After the war, the party used its base to support organizing drives in Windsor and elsewhere. An internal government report from the time noted that the party’s membership was around twenty thousand and suggested that it had the potential to grow substantially if circumstances proved favorable. But it soon found itself outmaneuvered.
David Lewis later admitted that the CCF only managed to gain its own labor base by allying with conservative elements in order to “wrest control from the communists wherever possible.” In 1940, the CCF orchestrated a merger of the CIO with the All-Canadian Congress of Labour to form the Canadian Congress of Labour (CCL).
The CCL expelled entire unions and locals that had belonged to the CIO. Many more peeled off as CCF support increased along with the fortunes of the CCL. In 1943, the CCL passed a resolution to recognize the CCF as the “political arm of labour in Canada.”
As even their opponents admitted, the men and women who made up the Communist Party were among Canada’s most dedicated and capable working-class fighters. In this period of intense conflict within the Canadian labor movement, lives were destroyed, organizers were fired, and the movement as a whole suffered.

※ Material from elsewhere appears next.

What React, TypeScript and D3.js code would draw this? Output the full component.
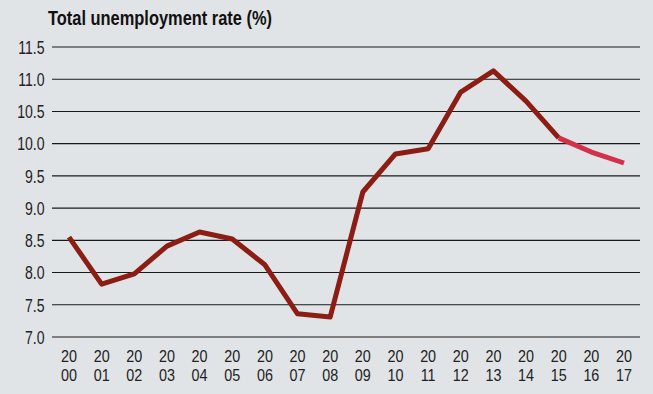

During the postwar boom, conservative union leaders could win improvements for their members with an approach based on compromise and conciliation. However, the last thirty years of stagnation and austerity have shown that this approach is completely exhausted. We can learn from the best traditions of the CPC’s fighting organizers — mass mobilization, organizing the unorganized, and maximum unity of all workers — in a time when militant struggle is the only way for labor to make real gains.